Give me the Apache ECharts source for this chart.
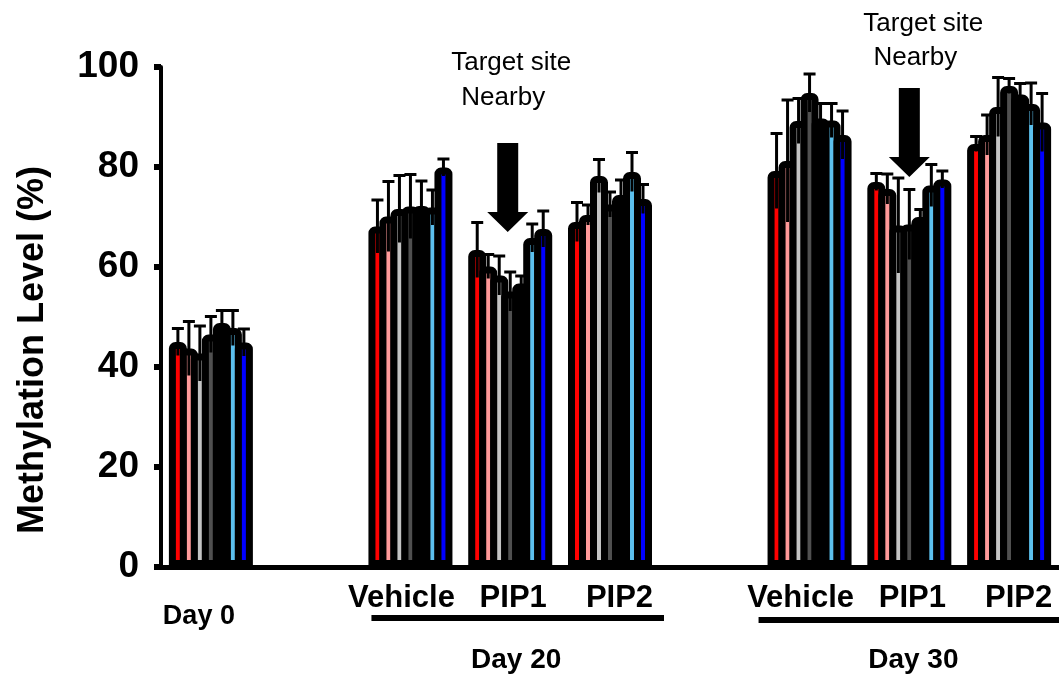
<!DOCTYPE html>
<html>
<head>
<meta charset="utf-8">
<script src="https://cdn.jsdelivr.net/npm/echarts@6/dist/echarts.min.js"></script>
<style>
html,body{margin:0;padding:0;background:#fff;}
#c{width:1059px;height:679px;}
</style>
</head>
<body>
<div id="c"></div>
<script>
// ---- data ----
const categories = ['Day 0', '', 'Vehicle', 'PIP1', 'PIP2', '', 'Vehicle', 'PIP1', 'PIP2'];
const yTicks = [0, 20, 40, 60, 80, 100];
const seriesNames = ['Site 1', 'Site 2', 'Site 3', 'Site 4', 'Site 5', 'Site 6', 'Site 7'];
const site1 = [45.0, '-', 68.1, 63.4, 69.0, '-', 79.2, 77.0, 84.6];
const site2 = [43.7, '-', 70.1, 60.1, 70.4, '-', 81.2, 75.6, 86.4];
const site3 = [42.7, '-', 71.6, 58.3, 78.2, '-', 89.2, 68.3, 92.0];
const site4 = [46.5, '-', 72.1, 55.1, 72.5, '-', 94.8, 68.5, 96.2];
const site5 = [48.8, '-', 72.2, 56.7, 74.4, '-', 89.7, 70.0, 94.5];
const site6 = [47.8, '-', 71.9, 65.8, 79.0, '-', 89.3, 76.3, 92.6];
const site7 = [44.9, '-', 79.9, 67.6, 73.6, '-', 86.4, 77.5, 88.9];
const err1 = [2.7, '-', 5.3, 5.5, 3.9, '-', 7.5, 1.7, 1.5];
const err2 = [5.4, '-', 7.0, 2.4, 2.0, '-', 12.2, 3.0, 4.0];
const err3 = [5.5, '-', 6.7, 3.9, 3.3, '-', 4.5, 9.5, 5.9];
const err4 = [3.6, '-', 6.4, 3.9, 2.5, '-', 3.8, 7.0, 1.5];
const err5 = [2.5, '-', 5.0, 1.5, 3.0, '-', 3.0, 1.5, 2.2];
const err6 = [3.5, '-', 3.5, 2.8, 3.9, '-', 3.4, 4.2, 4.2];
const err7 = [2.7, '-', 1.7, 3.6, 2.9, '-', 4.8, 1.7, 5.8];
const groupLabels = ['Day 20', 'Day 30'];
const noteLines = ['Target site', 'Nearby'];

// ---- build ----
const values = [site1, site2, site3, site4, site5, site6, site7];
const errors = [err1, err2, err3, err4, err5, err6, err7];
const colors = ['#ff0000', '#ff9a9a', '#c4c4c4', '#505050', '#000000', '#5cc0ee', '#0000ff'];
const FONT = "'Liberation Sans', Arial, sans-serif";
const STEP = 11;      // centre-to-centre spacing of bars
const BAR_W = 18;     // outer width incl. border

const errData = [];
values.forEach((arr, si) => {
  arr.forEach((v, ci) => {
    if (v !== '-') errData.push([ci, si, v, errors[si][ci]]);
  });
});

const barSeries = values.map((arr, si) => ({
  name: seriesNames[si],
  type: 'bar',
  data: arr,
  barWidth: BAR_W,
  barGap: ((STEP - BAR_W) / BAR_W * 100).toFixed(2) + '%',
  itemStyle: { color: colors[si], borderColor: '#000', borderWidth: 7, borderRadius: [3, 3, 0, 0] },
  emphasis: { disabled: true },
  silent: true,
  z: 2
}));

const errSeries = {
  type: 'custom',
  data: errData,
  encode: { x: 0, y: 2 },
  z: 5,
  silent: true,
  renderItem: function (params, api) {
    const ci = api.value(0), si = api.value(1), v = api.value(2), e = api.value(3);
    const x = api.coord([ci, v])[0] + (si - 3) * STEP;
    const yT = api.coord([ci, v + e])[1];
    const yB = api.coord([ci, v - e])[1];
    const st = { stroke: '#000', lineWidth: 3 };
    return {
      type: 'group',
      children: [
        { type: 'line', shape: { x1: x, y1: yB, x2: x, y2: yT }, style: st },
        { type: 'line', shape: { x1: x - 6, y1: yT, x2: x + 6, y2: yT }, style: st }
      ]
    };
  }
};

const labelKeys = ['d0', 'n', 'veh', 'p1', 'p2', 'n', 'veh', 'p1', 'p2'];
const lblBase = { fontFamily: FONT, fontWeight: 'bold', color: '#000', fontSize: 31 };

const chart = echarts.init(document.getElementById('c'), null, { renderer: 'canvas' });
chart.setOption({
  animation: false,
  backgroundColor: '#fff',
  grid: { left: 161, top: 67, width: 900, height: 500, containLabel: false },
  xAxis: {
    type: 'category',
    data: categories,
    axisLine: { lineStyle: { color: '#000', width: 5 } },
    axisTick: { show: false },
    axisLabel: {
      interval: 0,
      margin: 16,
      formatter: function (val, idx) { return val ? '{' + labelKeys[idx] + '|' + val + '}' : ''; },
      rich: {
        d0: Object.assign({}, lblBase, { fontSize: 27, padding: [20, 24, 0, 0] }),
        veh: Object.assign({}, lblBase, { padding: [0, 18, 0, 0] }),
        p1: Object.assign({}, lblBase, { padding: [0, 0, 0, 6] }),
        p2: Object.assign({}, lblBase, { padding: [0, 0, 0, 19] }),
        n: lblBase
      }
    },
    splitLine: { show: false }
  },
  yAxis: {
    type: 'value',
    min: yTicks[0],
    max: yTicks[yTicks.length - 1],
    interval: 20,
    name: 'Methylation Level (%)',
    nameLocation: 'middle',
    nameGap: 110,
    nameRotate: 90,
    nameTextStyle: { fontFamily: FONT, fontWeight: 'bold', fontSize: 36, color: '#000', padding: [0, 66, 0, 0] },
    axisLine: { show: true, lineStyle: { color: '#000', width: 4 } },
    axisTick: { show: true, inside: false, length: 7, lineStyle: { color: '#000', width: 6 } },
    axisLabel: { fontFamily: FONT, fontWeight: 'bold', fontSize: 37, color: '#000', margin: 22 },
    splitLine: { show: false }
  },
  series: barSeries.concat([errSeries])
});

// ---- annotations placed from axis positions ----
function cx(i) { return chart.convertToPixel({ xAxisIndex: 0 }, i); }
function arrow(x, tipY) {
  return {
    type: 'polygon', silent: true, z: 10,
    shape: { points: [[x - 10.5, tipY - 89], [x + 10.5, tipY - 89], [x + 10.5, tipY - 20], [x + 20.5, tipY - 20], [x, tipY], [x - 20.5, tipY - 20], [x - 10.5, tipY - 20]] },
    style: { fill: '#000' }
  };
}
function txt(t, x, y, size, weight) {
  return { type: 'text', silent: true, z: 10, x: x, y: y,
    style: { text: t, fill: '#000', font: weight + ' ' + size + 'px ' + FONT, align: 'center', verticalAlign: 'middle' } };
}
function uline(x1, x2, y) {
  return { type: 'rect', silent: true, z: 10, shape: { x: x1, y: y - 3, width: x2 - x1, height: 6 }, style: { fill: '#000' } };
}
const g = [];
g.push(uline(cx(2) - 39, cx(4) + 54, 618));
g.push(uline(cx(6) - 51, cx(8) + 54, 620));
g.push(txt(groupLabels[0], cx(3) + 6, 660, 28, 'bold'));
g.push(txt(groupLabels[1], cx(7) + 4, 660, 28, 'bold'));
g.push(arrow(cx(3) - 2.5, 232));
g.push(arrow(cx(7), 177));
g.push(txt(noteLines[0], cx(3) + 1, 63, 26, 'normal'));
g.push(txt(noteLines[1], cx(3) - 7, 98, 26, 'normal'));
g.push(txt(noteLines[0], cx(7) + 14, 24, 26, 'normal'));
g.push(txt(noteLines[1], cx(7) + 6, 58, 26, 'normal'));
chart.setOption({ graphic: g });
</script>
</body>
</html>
┄┄┄┄┄┄┄┄┄┄┄┄┄┄┄┄┄┄┄┄
▸ WHAT NEEDS TO BE DONE
Transcribe all the lines above exactly, apart from the pictures.

▸ SOLUTION TO THE PROBLEM
Give me the Apache ECharts source for this chart.
<!DOCTYPE html>
<html>
<head>
<meta charset="utf-8">
<script src="https://cdn.jsdelivr.net/npm/echarts@6/dist/echarts.min.js"></script>
<style>
html,body{margin:0;padding:0;background:#fff;}
#c{width:1059px;height:679px;}
</style>
</head>
<body>
<div id="c"></div>
<script>
// ---- data ----
const categories = ['Day 0', '', 'Vehicle', 'PIP1', 'PIP2', '', 'Vehicle', 'PIP1', 'PIP2'];
const yTicks = [0, 20, 40, 60, 80, 100];
const seriesNames = ['Site 1', 'Site 2', 'Site 3', 'Site 4', 'Site 5', 'Site 6', 'Site 7'];
const site1 = [45.0, '-', 68.1, 63.4, 69.0, '-', 79.2, 77.0, 84.6];
const site2 = [43.7, '-', 70.1, 60.1, 70.4, '-', 81.2, 75.6, 86.4];
const site3 = [42.7, '-', 71.6, 58.3, 78.2, '-', 89.2, 68.3, 92.0];
const site4 = [46.5, '-', 72.1, 55.1, 72.5, '-', 94.8, 68.5, 96.2];
const site5 = [48.8, '-', 72.2, 56.7, 74.4, '-', 89.7, 70.0, 94.5];
const site6 = [47.8, '-', 71.9, 65.8, 79.0, '-', 89.3, 76.3, 92.6];
const site7 = [44.9, '-', 79.9, 67.6, 73.6, '-', 86.4, 77.5, 88.9];
const err1 = [2.7, '-', 5.3, 5.5, 3.9, '-', 7.5, 1.7, 1.5];
const err2 = [5.4, '-', 7.0, 2.4, 2.0, '-', 12.2, 3.0, 4.0];
const err3 = [5.5, '-', 6.7, 3.9, 3.3, '-', 4.5, 9.5, 5.9];
const err4 = [3.6, '-', 6.4, 3.9, 2.5, '-', 3.8, 7.0, 1.5];
const err5 = [2.5, '-', 5.0, 1.5, 3.0, '-', 3.0, 1.5, 2.2];
const err6 = [3.5, '-', 3.5, 2.8, 3.9, '-', 3.4, 4.2, 4.2];
const err7 = [2.7, '-', 1.7, 3.6, 2.9, '-', 4.8, 1.7, 5.8];
const groupLabels = ['Day 20', 'Day 30'];
const noteLines = ['Target site', 'Nearby'];

// ---- build ----
const values = [site1, site2, site3, site4, site5, site6, site7];
const errors = [err1, err2, err3, err4, err5, err6, err7];
const colors = ['#ff0000', '#ff9a9a', '#c4c4c4', '#505050', '#000000', '#5cc0ee', '#0000ff'];
const FONT = "'Liberation Sans', Arial, sans-serif";
const STEP = 11;      // centre-to-centre spacing of bars
const BAR_W = 18;     // outer width incl. border

const errData = [];
values.forEach((arr, si) => {
  arr.forEach((v, ci) => {
    if (v !== '-') errData.push([ci, si, v, errors[si][ci]]);
  });
});

const barSeries = values.map((arr, si) => ({
  name: seriesNames[si],
  type: 'bar',
  data: arr,
  barWidth: BAR_W,
  barGap: ((STEP - BAR_W) / BAR_W * 100).toFixed(2) + '%',
  itemStyle: { color: colors[si], borderColor: '#000', borderWidth: 7, borderRadius: [3, 3, 0, 0] },
  emphasis: { disabled: true },
  silent: true,
  z: 2
}));

const errSeries = {
  type: 'custom',
  data: errData,
  encode: { x: 0, y: 2 },
  z: 5,
  silent: true,
  renderItem: function (params, api) {
    const ci = api.value(0), si = api.value(1), v = api.value(2), e = api.value(3);
    const x = api.coord([ci, v])[0] + (si - 3) * STEP;
    const yT = api.coord([ci, v + e])[1];
    const yB = api.coord([ci, v - e])[1];
    const st = { stroke: '#000', lineWidth: 3 };
    return {
      type: 'group',
      children: [
        { type: 'line', shape: { x1: x, y1: yB, x2: x, y2: yT }, style: st },
        { type: 'line', shape: { x1: x - 6, y1: yT, x2: x + 6, y2: yT }, style: st }
      ]
    };
  }
};

const labelKeys = ['d0', 'n', 'veh', 'p1', 'p2', 'n', 'veh', 'p1', 'p2'];
const lblBase = { fontFamily: FONT, fontWeight: 'bold', color: '#000', fontSize: 31 };

const chart = echarts.init(document.getElementById('c'), null, { renderer: 'canvas' });
chart.setOption({
  animation: false,
  backgroundColor: '#fff',
  grid: { left: 161, top: 67, width: 900, height: 500, containLabel: false },
  xAxis: {
    type: 'category',
    data: categories,
    axisLine: { lineStyle: { color: '#000', width: 5 } },
    axisTick: { show: false },
    axisLabel: {
      interval: 0,
      margin: 16,
      formatter: function (val, idx) { return val ? '{' + labelKeys[idx] + '|' + val + '}' : ''; },
      rich: {
        d0: Object.assign({}, lblBase, { fontSize: 27, padding: [20, 24, 0, 0] }),
        veh: Object.assign({}, lblBase, { padding: [0, 18, 0, 0] }),
        p1: Object.assign({}, lblBase, { padding: [0, 0, 0, 6] }),
        p2: Object.assign({}, lblBase, { padding: [0, 0, 0, 19] }),
        n: lblBase
      }
    },
    splitLine: { show: false }
  },
  yAxis: {
    type: 'value',
    min: yTicks[0],
    max: yTicks[yTicks.length - 1],
    interval: 20,
    name: 'Methylation Level (%)',
    nameLocation: 'middle',
    nameGap: 110,
    nameRotate: 90,
    nameTextStyle: { fontFamily: FONT, fontWeight: 'bold', fontSize: 36, color: '#000', padding: [0, 66, 0, 0] },
    axisLine: { show: true, lineStyle: { color: '#000', width: 4 } },
    axisTick: { show: true, inside: false, length: 7, lineStyle: { color: '#000', width: 6 } },
    axisLabel: { fontFamily: FONT, fontWeight: 'bold', fontSize: 37, color: '#000', margin: 22 },
    splitLine: { show: false }
  },
  series: barSeries.concat([errSeries])
});

// ---- annotations placed from axis positions ----
function cx(i) { return chart.convertToPixel({ xAxisIndex: 0 }, i); }
function arrow(x, tipY) {
  return {
    type: 'polygon', silent: true, z: 10,
    shape: { points: [[x - 10.5, tipY - 89], [x + 10.5, tipY - 89], [x + 10.5, tipY - 20], [x + 20.5, tipY - 20], [x, tipY], [x - 20.5, tipY - 20], [x - 10.5, tipY - 20]] },
    style: { fill: '#000' }
  };
}
function txt(t, x, y, size, weight) {
  return { type: 'text', silent: true, z: 10, x: x, y: y,
    style: { text: t, fill: '#000', font: weight + ' ' + size + 'px ' + FONT, align: 'center', verticalAlign: 'middle' } };
}
function uline(x1, x2, y) {
  return { type: 'rect', silent: true, z: 10, shape: { x: x1, y: y - 3, width: x2 - x1, height: 6 }, style: { fill: '#000' } };
}
const g = [];
g.push(uline(cx(2) - 39, cx(4) + 54, 618));
g.push(uline(cx(6) - 51, cx(8) + 54, 620));
g.push(txt(groupLabels[0], cx(3) + 6, 660, 28, 'bold'));
g.push(txt(groupLabels[1], cx(7) + 4, 660, 28, 'bold'));
g.push(arrow(cx(3) - 2.5, 232));
g.push(arrow(cx(7), 177));
g.push(txt(noteLines[0], cx(3) + 1, 63, 26, 'normal'));
g.push(txt(noteLines[1], cx(3) - 7, 98, 26, 'normal'));
g.push(txt(noteLines[0], cx(7) + 14, 24, 26, 'normal'));
g.push(txt(noteLines[1], cx(7) + 6, 58, 26, 'normal'));
chart.setOption({ graphic: g });
</script>
</body>
</html>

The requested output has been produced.